Another puzzle is the massive dropoff they engineer into the tougher levels.  Tommy Palm said in his ValleyWag interview that they needed to tweak difficulty of level 65 down to the point where “only” half the users dropped out at that point.  That’s one hell of a tough gate.  Worse than Beecher’s Brook at the Grand National.    It’s really puzzling that they’d think it a good thing to lose “only” half their users – when presumably they could, without straining themselves terribly, have made it easier still.  The only way this could be a good result  is if a goodly percentage of those players paid before quitting.   More so, perhaps, than would be the case if a level was almost impossible.   I can feel a graph coming on.

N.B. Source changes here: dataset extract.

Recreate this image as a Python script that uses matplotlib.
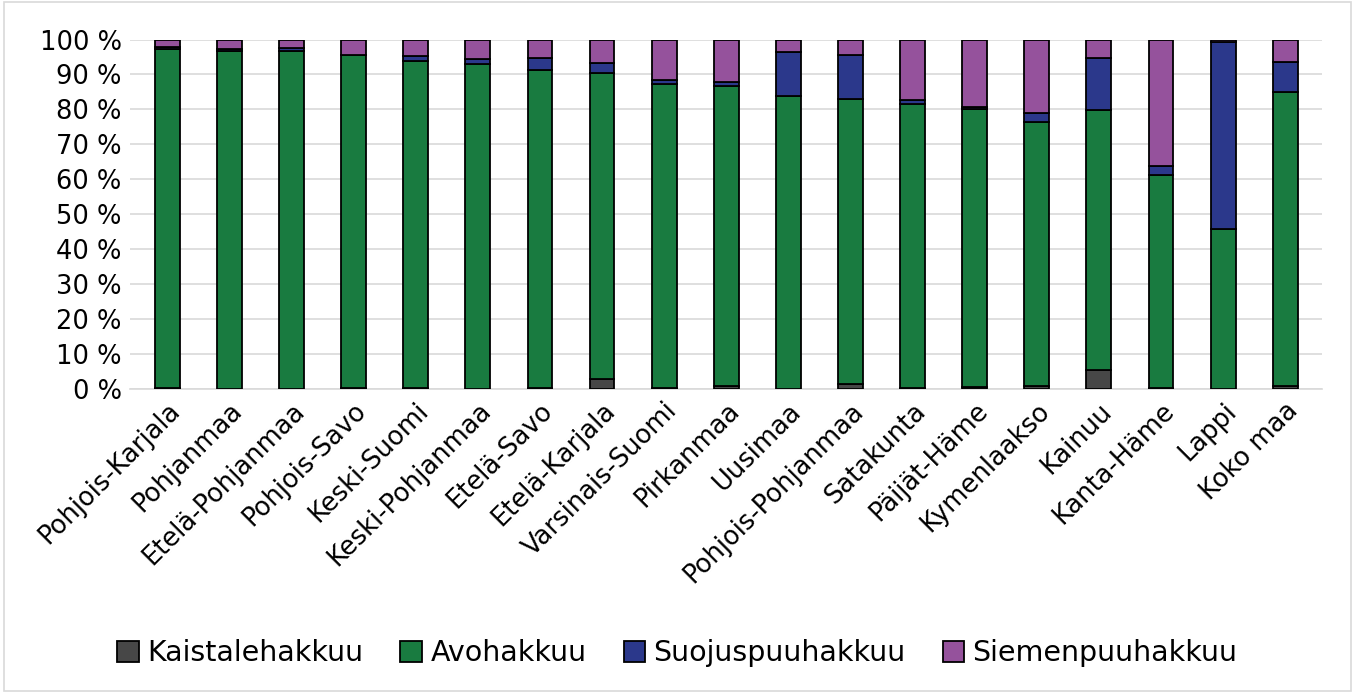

Another puzzle about the game for me is that I think there is some meaning to the scalloped pattern of level difficulty that I haven’t quite understood.  Tommy Palm said that last level in an episode is said to be the most difficult – but I’m not sure that’s been my experience.   Still chewing on this, and I need to think more about it.

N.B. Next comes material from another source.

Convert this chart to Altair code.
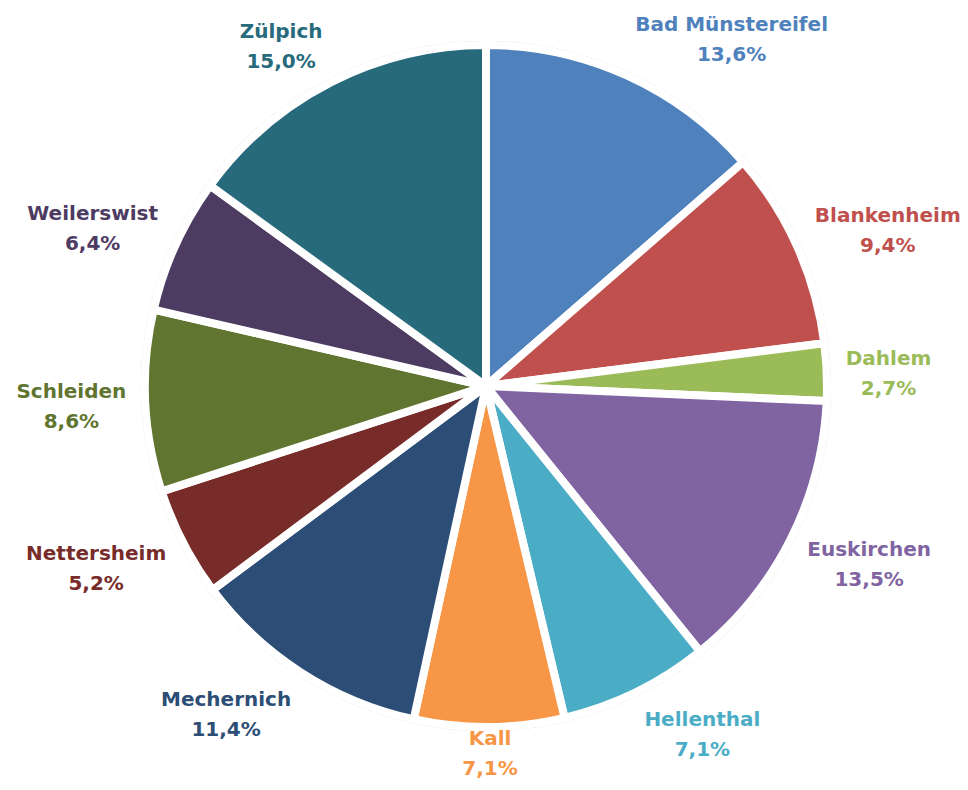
import math
import altair as alt
import pandas as pd

# Data (clockwise from 12 o'clock)
names = ["Bad Münstereifel", "Blankenheim", "Dahlem", "Euskirchen", "Hellenthal",
         "Kall", "Mechernich", "Nettersheim", "Schleiden", "Weilerswist", "Zülpich"]
shares = [13.6, 9.4, 2.7, 13.5, 7.1, 7.1, 11.4, 5.2, 8.6, 6.4, 15.0]
colors = ["#4F81BD", "#C0504D", "#9BBB59", "#8064A2", "#4BACC6", "#F79646",
          "#2C4D75", "#772C2A", "#5F7530", "#4D3B62", "#276A7C"]

# layout constants
W, H = 952, 774
CX, CY = 478, 378          # pie centre inside the plot area
R = 341                    # outer radius (white stroke eats a few px)
R_LABEL = 360              # anchor radius for the labels
LABEL_DY = 4               # labels sit slightly low in the reference
FONT_SIZE = 20
LINE_H = 30
BOX_H = 44

# approximate advance widths (em) of DejaVu Sans Bold, for label-box estimates
GLYPH_W = {" ": .348, "%": 1.002, ",": .380, "A": .774, "B": .762, "D": .830,
           "E": .683, "H": .837, "K": .775, "M": .995, "N": .837, "S": .720,
           "W": 1.103, "Z": .725, "a": .675, "c": .593, "d": .716, "e": .678,
           "f": .435, "h": .712, "i": .343, "k": .665, "l": .343, "m": 1.042,
           "n": .712, "p": .716, "r": .493, "s": .595, "t": .478, "u": .712,
           "ü": .712, "w": .924}


def text_w(s):
    return sum(GLYPH_W.get(ch, .696) for ch in s) * FONT_SIZE


total = sum(shares)
rows = []
cum = 0.0
for i, (n, s) in enumerate(zip(names, shares)):
    mid = (cum + s / 2) / total * 2 * math.pi
    cum += s
    pct = f"{s:.1f}".replace(".", ",") + "%"
    w = max(text_w(n), text_w(pct))
    sx, cy_ = math.sin(mid), math.cos(mid)
    fx = max(-1.0, min(1.0, 2.5 * sx))
    fy = max(-1.0, min(1.0, 1.3 * cy_))
    lx = CX + R_LABEL * sx + fx * w / 2
    # centre of the two-line block, then move to the first line's position
    ly = CY - R_LABEL * cy_ - fy * BOX_H / 2 - LINE_H / 2 + LABEL_DY
    # keep the whole block inside the drawing area
    ly = min(ly, H - LINE_H - 13)
    rows.append({"idx": i, "name": n, "share": s,
                 "label": n + "\n" + pct, "lx": lx, "ly": ly})

df = pd.DataFrame(rows)

color_scale = alt.Scale(domain=names, range=colors)

base = alt.Chart(df)

arc_enc = dict(
    theta=alt.Theta("share:Q", stack=True),
    order=alt.Order("idx:Q", sort="ascending"),
    color=alt.Color("name:N", scale=color_scale, legend=None),
    x=alt.value(CX),
    y=alt.value(CY),
)

# faint grey edge (shadow-like) along the white separators
shadow = base.mark_arc(radius=R - 1, stroke="#d2d2d2", strokeWidth=10).encode(**arc_enc)
pie = base.mark_arc(radius=R, stroke="white", strokeWidth=8).encode(**arc_enc)

labels = base.mark_text(
    font="DejaVu Sans", fontSize=FONT_SIZE, fontWeight="bold",
    align="center", baseline="middle", lineBreak="\n", lineHeight=LINE_H,
).encode(
    x=alt.X("lx:Q", scale=None),
    y=alt.Y("ly:Q", scale=None),
    text="label:N",
    color=alt.Color("name:N", scale=color_scale, legend=None),
)

chart = alt.layer(shadow, pie, labels).properties(
    width=W, height=H, padding=0, autosize="none"
).configure_view(stroke=None)

chart.save("out.html", embed_options={"renderer": "svg", "actions": False})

And finally, I’m puzzled about the style of the graphics that go with the saga level map.  The game board itself is bright and shiny, hyper-real, strongly lit with occasional sparkles.    But the saga graphics and the character that lumber around it in an extravagantly 2d way are from a different mood board.   A bit clown-sinister.  A bit ironic.  But not, perhaps, quite enough.   I wonder what work that clash and tension between the two graphic styles does, in terms of affecting the feeling-tone of my experience.   If I think I’ve figured it out I’ll let you know.